Disruption has become a much-discussed word today in corporate-corridors. In fact, Professor Clayton Christensen gave a new meaning to the word with innovation being the underpinning connotation. According to him, disruption signifies any innovation that makes products or processes easier and simpler with a greater degree of affordability.
When you have proper engagement with your clients, you inculcate a precise understanding of their needs and demands. Then spotting new avenues to grow in line with their requirements, you wish to go extra-mile to help your clients with more useful products and services, you float easier-to-use products and more effective services, your clients get happier and they respond to you with an increased number of orders and you go ahead of your competitors swiftly.

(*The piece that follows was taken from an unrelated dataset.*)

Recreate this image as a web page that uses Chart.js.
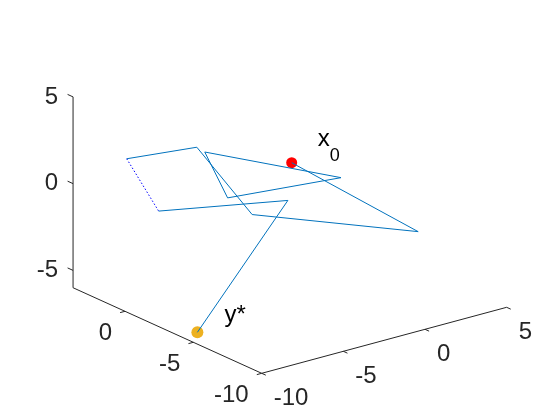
<!DOCTYPE html>
<html>
<head>
<meta charset="utf-8">
<script src="https://cdn.jsdelivr.net/npm/chart.js@4"></script>
<style>
  html, body { margin: 0; padding: 0; background: #fff; }
  #box { width: 560px; height: 420px; }
</style>
</head>
<body>
<div id="box"><canvas id="chart"></canvas></div>
<script>
// data (3d points)
const pathX = [-1.3, 3.6, -2.8, -5.1, -7.3];
const pathY = [-1.8, -5.2, -0.7, 0.6, 3.1];
const pathZ = [1, -3, -2, 2, 1];

const dotX = [-7.3, -6.1];
const dotY = [3.1, 2.2];
const dotZ = [1, -2];

const tailX = [-6.1, -1.7, -9.0];
const tailY = [2.2, -2.0, -4.1];
const tailZ = [-2, -1, -6];

const triX = [-5.2, 0.8, -3.8, -5.2];
const triY = [-0.1, -2.9, -0.1, -0.1];
const triZ = [2, 0, -1, 2];

const startPt = [-1.3, -1.8, 1];   // x0
const endPt = [-9.0, -4.1, -6];    // y*

const xLim = [-10, 5];
const yLim = [-10, 3.8];
const zLim = [-6, 5];
const xTicks = [-10, -5, 0, 5];
const yTicks = [-10, -5, 0];
const zTicks = [-5, 0, 5];

// projection of the 3d box onto the chart plane
const origin = { u: 261.7, v: 373.3 };
const dirX = { u: 16.33, v: -4.4 };
const dirY = { u: -13.67, v: -6.2 };
const dirZ = { u: 0, v: -17.35 };

function proj(x, y, z) {
    const a = x - xLim[0], b = y - yLim[0], c = z - zLim[0];
    return {
        x: origin.u + a * dirX.u + b * dirY.u + c * dirZ.u,
        y: origin.v + a * dirX.v + b * dirY.v + c * dirZ.v
    };
}

function toPoints(xs, ys, zs) {
    return xs.map((v, i) => proj(v, ys[i], zs[i]));
}

const font = '"Liberation Sans", Arial, Helvetica, sans-serif';
const axisColor = '#262626';

// axes, ticks and labels
const axes3d = {
    id: 'axes3d',
    beforeDatasetsDraw(chart) {
        const ctx = chart.ctx;
        const sx = chart.scales.x, sy = chart.scales.y;
        const px = p => [sx.getPixelForValue(p.x), sy.getPixelForValue(p.y)];
        const seg = (p, q) => {
            const a = px(p), b = px(q);
            ctx.beginPath();
            ctx.moveTo(a[0], a[1]);
            ctx.lineTo(b[0], b[1]);
            ctx.stroke();
        };
        ctx.save();
        ctx.strokeStyle = axisColor;
        ctx.lineWidth = 1;
        ctx.fillStyle = axisColor;
        ctx.font = '24px ' + font;

        // x axis
        seg(proj(xLim[0], yLim[0], zLim[0]), proj(xLim[1], yLim[0], zLim[0]));
        ctx.textAlign = 'left';
        ctx.textBaseline = 'middle';
        xTicks.forEach(t => {
            seg(proj(t, yLim[0], zLim[0]), proj(t, yLim[0] - 0.3, zLim[0]));
            const p = px(proj(t, yLim[0], zLim[0]));
            ctx.fillText(String(t), p[0] + 12, p[1] + 25);
        });

        // y axis
        seg(proj(xLim[0], yLim[0], zLim[0]), proj(xLim[0], yLim[1], zLim[0]));
        ctx.textAlign = 'right';
        yTicks.forEach(t => {
            seg(proj(xLim[0], t, zLim[0]), proj(xLim[0] - 0.3, t, zLim[0]));
            const p = px(proj(xLim[0], t, zLim[0]));
            ctx.fillText(String(t), p[0] - 13, p[1] + 22);
        });

        // z axis
        seg(proj(xLim[0], yLim[1], zLim[0]), proj(xLim[0], yLim[1], zLim[1]));
        zTicks.forEach(t => {
            seg(proj(xLim[0], yLim[1], t), proj(xLim[0], yLim[1] + 0.4, t));
            const p = px(proj(xLim[0], yLim[1], t));
            ctx.fillText(String(t), p[0] - 15, p[1]);
        });
        ctx.restore();
    },
    afterDatasetsDraw(chart) {
        const ctx = chart.ctx;
        const sx = chart.scales.x, sy = chart.scales.y;
        const s = proj(startPt[0], startPt[1], startPt[2]);
        const e = proj(endPt[0], endPt[1], endPt[2]);
        const sp = [sx.getPixelForValue(s.x), sy.getPixelForValue(s.y)];
        const ep = [sx.getPixelForValue(e.x), sy.getPixelForValue(e.y)];
        ctx.save();
        ctx.fillStyle = '#000';
        ctx.textAlign = 'left';
        ctx.textBaseline = 'alphabetic';
        ctx.font = '24px ' + font;
        ctx.fillText('x', sp[0] + 26, sp[1] - 17);
        ctx.font = '18px ' + font;
        ctx.fillText('0', sp[0] + 38, sp[1] - 2);
        ctx.font = '24px ' + font;
        ctx.fillText('y*', ep[0] + 27, ep[1] - 10);
        ctx.restore();
    }
};

const lineStyle = { showLine: true, pointRadius: 0, borderWidth: 1, fill: false, tension: 0 };

new Chart(document.getElementById('chart'), {
    type: 'scatter',
    data: {
        datasets: [
            Object.assign({ data: toPoints(pathX, pathY, pathZ), borderColor: '#0072bd' }, lineStyle),
            Object.assign({ data: toPoints(triX, triY, triZ), borderColor: '#0072bd' }, lineStyle),
            Object.assign({ data: toPoints(tailX, tailY, tailZ), borderColor: '#0072bd' }, lineStyle),
            Object.assign({ data: toPoints(dotX, dotY, dotZ), borderColor: '#0000ff', borderDash: [1.5, 2] }, lineStyle),
            {
                data: [proj(startPt[0], startPt[1], startPt[2])],
                pointRadius: 5.5, pointBackgroundColor: '#ff0000', pointBorderWidth: 0, showLine: false
            },
            {
                data: [proj(endPt[0], endPt[1], endPt[2])],
                pointRadius: 6, pointBackgroundColor: '#edb120', pointBorderWidth: 0, showLine: false
            }
        ]
    },
    options: {
        responsive: true,
        maintainAspectRatio: false,
        animation: false,
        layout: { padding: 0, autoPadding: false },
        plugins: { legend: { display: false }, tooltip: { enabled: false } },
        scales: {
            x: { type: 'linear', min: 0, max: 560, display: false },
            y: { type: 'linear', min: 0, max: 420, reverse: true, display: false }
        }
    },
    plugins: [axes3d]
});
</script>
</body>
</html>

For being classified as disruption, an innovation doesn’t need to be technology-centric only. Any out-of-the-box idea that is well accepted by clients for its augmented usefulness falls in the category of disruption. You trim down the price of some of your products to draw more customers, you provide some more elements and facilities under some or all your services or you extend the geographical reach of your business in a revolutionary manner; all of this can be defined as disruptive measures. Disruptions don’t have to be massive innovations. Even a little tweak in the quality of offerings or approach can be disruptive and yield you better results in terms of client-responses. Sometimes limiting the extent of products or services in a strategic manner and concentrating far more effectively becomes highly result-oriented and thus the step can be called disruptive.
Disruptions are crucial these days in the age of aggressive marketing as identifying the basic character of clients’ demands and fulfilling them with newer and inventive ways help you get ahead of your competitors.